John Calvert PRESTON
Rank: Sergeant
Number: 203423
Unit: 14th Battalion ROYAL WELSH FUSILIERS
Date of Death: 11 October 1918
Age: 29
Cemetery: Rocquigny-Equancourt Road British Cemetery, Manancourt, France

Almost nothing is known of John's early life. He was born locally, in the parish of St Mary's Church, Stockport and was the son of William and Elizabeth.

When War was declared on 4 August 1914, he was quick to enlist, joining the reserve unit of the local Territorial Battalion - the 6th Battalion, Cheshire Regiment - and went overseas to join the front line troops on 25 January 1915. His medal entitlement records, at the National Archives, also indicate his original Fusiliers number was 15020. It's a low number perhaps suggesting that he was transferred to them very soon after arriving in France.

In 1917, he was back in the UK. It's not known if he was on leave or, perhaps, had been wounded. But, whatever the circumstances, he took the opportunity to marry his fiancée, Florrie Want, at St Mary's Church.

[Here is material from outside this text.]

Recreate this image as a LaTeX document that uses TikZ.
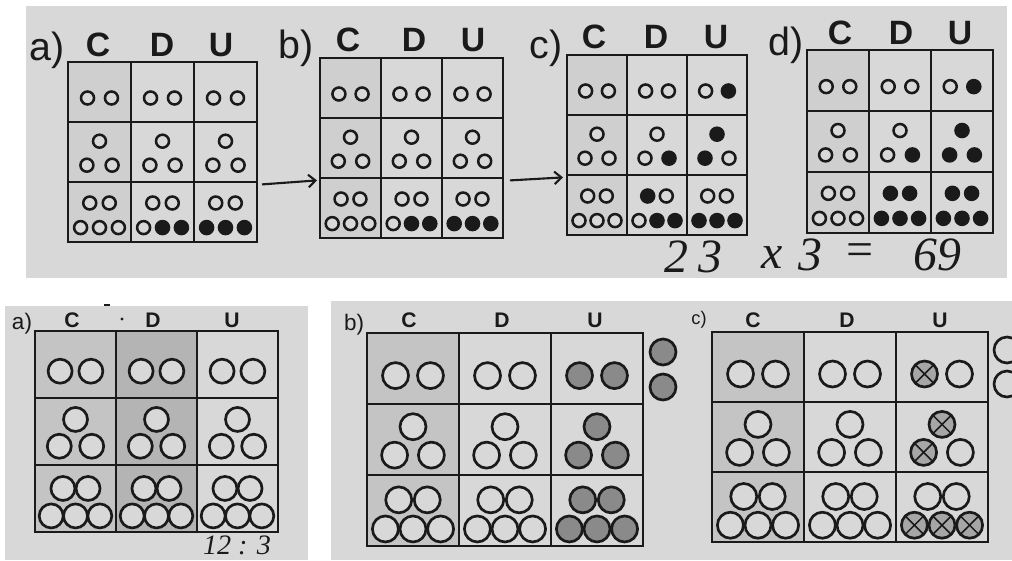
\documentclass[tikz,border=0pt]{standalone}
\usepackage{fontspec}
\setmainfont{Liberation Serif}
\setsansfont{Liberation Sans}
\usetikzlibrary{arrows.meta,calc}
\definecolor{panelgray}{HTML}{D8D8D8}
\definecolor{topshade}{HTML}{CFCFCF}
\definecolor{colshade}{HTML}{C4C4C4}
\definecolor{coldark}{HTML}{B4B4B4}
\definecolor{beadgray}{HTML}{8A8A8A}
\definecolor{inkblack}{HTML}{1A1A1A}

\newcommand\unitpx{0.025cm}
% grid of 3x3 cells: name, left, top, cell width, cell height
\newcommand\cdugrid[5]{%
  \node[gridbox,minimum width=3*#4*\unitpx,minimum height=3*#5*\unitpx,anchor=north west] (#1) at (#2,#3) {};
  \foreach \k in {1,2} {
    \draw[gridline] ($(#1.north west)!\k/3!(#1.north east)$) -- ($(#1.south west)!\k/3!(#1.south east)$);
    \draw[gridline] ($(#1.north west)!\k/3!(#1.south west)$) -- ($(#1.north east)!\k/3!(#1.south east)$);
  }
}
% one column of beads: left, top, cell width, cell height, radius, 10 bead kinds
\newcommand\beadcol[6]{%
  \foreach \t [count=\i from 0] in {#6} {
    \pgfmathsetmacro\bx{#1+#3*{0.31,0.69,0.5,0.3,0.7,0.345,0.655,0.2,0.5,0.8}[\i]}
    \pgfmathsetmacro\by{#2+#4*({0,0,1,1,1,2,2,2,2,2}[\i]+{0.6,0.6,0.32,0.72,0.72,0.35,0.35,0.76,0.76,0.76}[\i])}
    \draw[bead,\t] (\bx,\by) circle[radius=#5];
  }
}

\begin{document}
\begin{tikzpicture}[x=0.025cm,y=-0.025cm,
  bead/.style={draw=inkblack,line width=1.8pt},
  bo/.style={fill=panelgray},
  bf/.style={fill=inkblack},
  bg/.style={fill=beadgray},
  bx/.style={fill=black!35,path picture={
      \draw[inkblack,line width=1.1pt] (path picture bounding box.south west) -- (path picture bounding box.north east)
        (path picture bounding box.north west) -- (path picture bounding box.south east);}},
  gridbox/.style={draw=inkblack,line width=2pt,outer sep=0pt,inner sep=0pt},
  gridline/.style={draw=inkblack,line width=2pt},
  cdu/.style={font=\sffamily\bfseries\fontsize{24}{28}\selectfont,inner sep=0pt,text=inkblack},
  cdusmall/.style={font=\sffamily\bfseries\fontsize{15}{18}\selectfont,inner sep=0pt,text=inkblack},
  tag/.style={font=\sffamily\fontsize{28}{32}\selectfont,inner sep=0pt,text=inkblack},
  tagsmall/.style={font=\sffamily\fontsize{16}{19}\selectfont,inner sep=0pt,text=inkblack},
  hand/.style={font=\itshape\fontsize{34}{40}\selectfont,inner sep=0pt,text=inkblack},
  flow/.style={-{Straight Barb[length=5pt,width=9pt]},line width=1.5pt,draw=inkblack},
]
  \useasboundingbox (0,0) rectangle (1012,560);
  \clip (0,0) rectangle (1012,560);

  \fill[panelgray] (26,6) rectangle (1007,278);
  \fill[panelgray] (5,306) rectangle (308,560);
  \fill[panelgray] (331,301) rectangle (1012,560);

  \fill[topshade] (68,62) rectangle ++(63,180);
  \fill[topshade] (320,58) rectangle ++(61,180);
  \fill[topshade] (567,55) rectangle ++(60,180);
  \fill[topshade] (807,50) rectangle ++(62,183);
  \fill[colshade] (35,331) rectangle ++(81,201);
  \fill[coldark] (116,331) rectangle ++(81,201);
  \fill[colshade] (367,333) rectangle ++(92,213);
  \fill[colshade] (712,332) rectangle ++(92,210);

  \cdugrid{ta}{68}{62}{63}{60}
  \cdugrid{tb}{320}{58}{61}{60}
  \cdugrid{tc}{567}{55}{60}{60}
  \cdugrid{td}{807}{50}{62}{61}

  \beadcol{68}{62}{63}{60}{6.5}{bo,bo,bo,bo,bo,bo,bo,bo,bo,bo}
  \beadcol{131}{62}{63}{60}{6.5}{bo,bo,bo,bo,bo,bo,bo,bo,bf,bf}
  \beadcol{194}{62}{63}{60}{6.5}{bo,bo,bo,bo,bo,bo,bo,bf,bf,bf}
  \beadcol{320}{58}{61}{60}{6.5}{bo,bo,bo,bo,bo,bo,bo,bo,bo,bo}
  \beadcol{381}{58}{61}{60}{6.5}{bo,bo,bo,bo,bo,bo,bo,bo,bf,bf}
  \beadcol{442}{58}{61}{60}{6.5}{bo,bo,bo,bo,bo,bo,bo,bf,bf,bf}
  \beadcol{567}{55}{60}{60}{6.5}{bo,bo,bo,bo,bo,bo,bo,bo,bo,bo}
  \beadcol{627}{55}{60}{60}{6.5}{bo,bo,bo,bo,bf,bf,bo,bo,bf,bf}
  \beadcol{687}{55}{60}{60}{6.5}{bo,bf,bf,bf,bo,bo,bo,bf,bf,bf}
  \beadcol{807}{50}{62}{61}{6.5}{bo,bo,bo,bo,bo,bo,bo,bo,bo,bo}
  \beadcol{869}{50}{62}{61}{6.5}{bo,bo,bo,bo,bf,bf,bf,bf,bf,bf}
  \beadcol{931}{50}{62}{61}{6.5}{bo,bf,bf,bf,bf,bf,bf,bf,bf,bf}

  \node[tag] (ta-tag) at (47,50) {a)};
  \node[cdu] (ta-C) at (98,45) {C};
  \node[cdu] (ta-D) at (162,45) {D};
  \node[cdu] (ta-U) at (221,45) {U};
  \node[tag] (tb-tag) at (296,48) {b)};
  \node[cdu] (tb-C) at (348,40) {C};
  \node[cdu] (tb-D) at (414,40) {D};
  \node[cdu] (tb-U) at (473,40) {U};
  \node[tag] (tc-tag) at (546,48) {c)};
  \node[cdu] (tc-C) at (594,37) {C};
  \node[cdu] (tc-D) at (656,37) {D};
  \node[cdu] (tc-U) at (716,37) {U};
  \node[tag] (td-tag) at (786,45) {d)};
  \node[cdu] (td-C) at (840,33) {C};
  \node[cdu] (td-D) at (901,33) {D};
  \node[cdu] (td-U) at (960,33) {U};

  \draw[flow] ($(ta.north east)!0.68!(ta.south east)+(5,0)$) -- ($(tb.north west)!0.68!(tb.south west)+(-3,0)$);
  \draw[flow] ($(tb.north east)!0.68!(tb.south east)+(7,0)$) -- ($(tc.north west)!0.68!(tc.south west)+(-4,0)$);

  \node[hand] (n-2) at (676,257) {2};
  \node[hand] (n-3) at (710,257) {3};
  \node[hand] (n-x) at (772,258) {x};
  \node[hand] (n-f) at (810,255) {3};
  \node[hand] (n-eq) at (860,255) {=};
  \node[hand] (n-69) at (937,255) {69};

  \begin{scope}[bead/.append style={line width=1.9pt},gridbox/.append style={line width=1.8pt},
                gridline/.append style={line width=1.8pt}]
    \cdugrid{ba}{35}{331}{81}{67}
    \cdugrid{bb}{367}{333}{92}{71}
    \cdugrid{bc}{712}{332}{92}{70}

    \beadcol{35}{331}{81}{67}{12}{bo,bo,bo,bo,bo,bo,bo,bo,bo,bo}
    \beadcol{116}{331}{81}{67}{12}{bo,bo,bo,bo,bo,bo,bo,bo,bo,bo}
    \beadcol{197}{331}{81}{67}{12}{bo,bo,bo,bo,bo,bo,bo,bo,bo,bo}
    \beadcol{367}{333}{92}{71}{13}{bo,bo,bo,bo,bo,bo,bo,bo,bo,bo}
    \beadcol{459}{333}{92}{71}{13}{bo,bo,bo,bo,bo,bo,bo,bo,bo,bo}
    \beadcol{551}{333}{92}{71}{13}{bg,bg,bg,bg,bg,bg,bg,bg,bg,bg}
    \beadcol{712}{332}{92}{70}{13}{bo,bo,bo,bo,bo,bo,bo,bo,bo,bo}
    \beadcol{804}{332}{92}{70}{13}{bo,bo,bo,bo,bo,bo,bo,bo,bo,bo}
    \beadcol{896}{332}{92}{70}{13}{bx,bo,bx,bx,bo,bo,bo,bx,bx,bx}

    \draw[bead,bg] (663,352) circle[radius=13];
    \draw[bead,bg] (663,387) circle[radius=13];
    \draw[bead,bo] (1007,350) circle[radius=13];
    \draw[bead,bo] (1007,384) circle[radius=13];
  \end{scope}

  \fill[inkblack] (122,319) circle[radius=1.6];
  \fill[inkblack] (104,304) rectangle (110,306);

  \node[tagsmall] (ba-tag) at (22,324) {a)};
  \node[cdusmall] (ba-C) at (72,320) {C};
  \node[cdusmall] (ba-D) at (153,320) {D};
  \node[cdusmall] (ba-U) at (232,320) {U};
  \node[tagsmall] (bb-tag) at (354,325) {b)};
  \node[cdusmall] (bb-C) at (409,320) {C};
  \node[cdusmall] (bb-D) at (502,320) {D};
  \node[cdusmall] (bb-U) at (595,320) {U};
  \node[font=\sffamily\fontsize{13}{15}\selectfont,inner sep=0pt,text=inkblack] (bc-tag) at (699,320) {c)};
  \node[cdusmall] (bc-C) at (753,320) {C};
  \node[cdusmall] (bc-D) at (847,320) {D};
  \node[cdusmall] (bc-U) at (940,320) {U};

  \node[font=\itshape\fontsize{20}{24}\selectfont,inner sep=0pt,text=inkblack] (ba-div) at (237,545) {12 : 3};
\end{tikzpicture}
\end{document}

October 1918 was a time of almost constant attack and advance for the British Army. The men could not then know that the War had only a few weeks left. It certainly wouldn't have seemed that they were facing a defeated enemy as, although the Germans were retreating, some of the toughest fighting of the whole War would be seen. At 1am on the 11th, the Fusiliers attacked German positions near Beaurevoir. The attack was led by the 13th and 16th Battalions, with the 14th in reserve. The attack was entirely successful on the flanks, but stubborn resistance meant that the troops could not advance in the centre.

At daybreak, the attack was resumed, with the 14th now moving up to work in conjunction with tanks to clear the enemy positions. They were able to press forward to a position known as Angles Orchard, but it had been a costly day. 28 men were missing, probably dead, and another 45 had been wounded. John was amongst the badly injured and was evacuated to a field hospital at Manacourt. This would have been either 18th Casualty Clearing Station or 3rd Canadian Casualty Clearing Station. Both were then based around the village. Unfortunately, there was nothing the surgeons could do to save his life.

After the War, Florrie was living at 50 Crosby Street, Stockport but it isn't known if this was a home she briefly shared with John.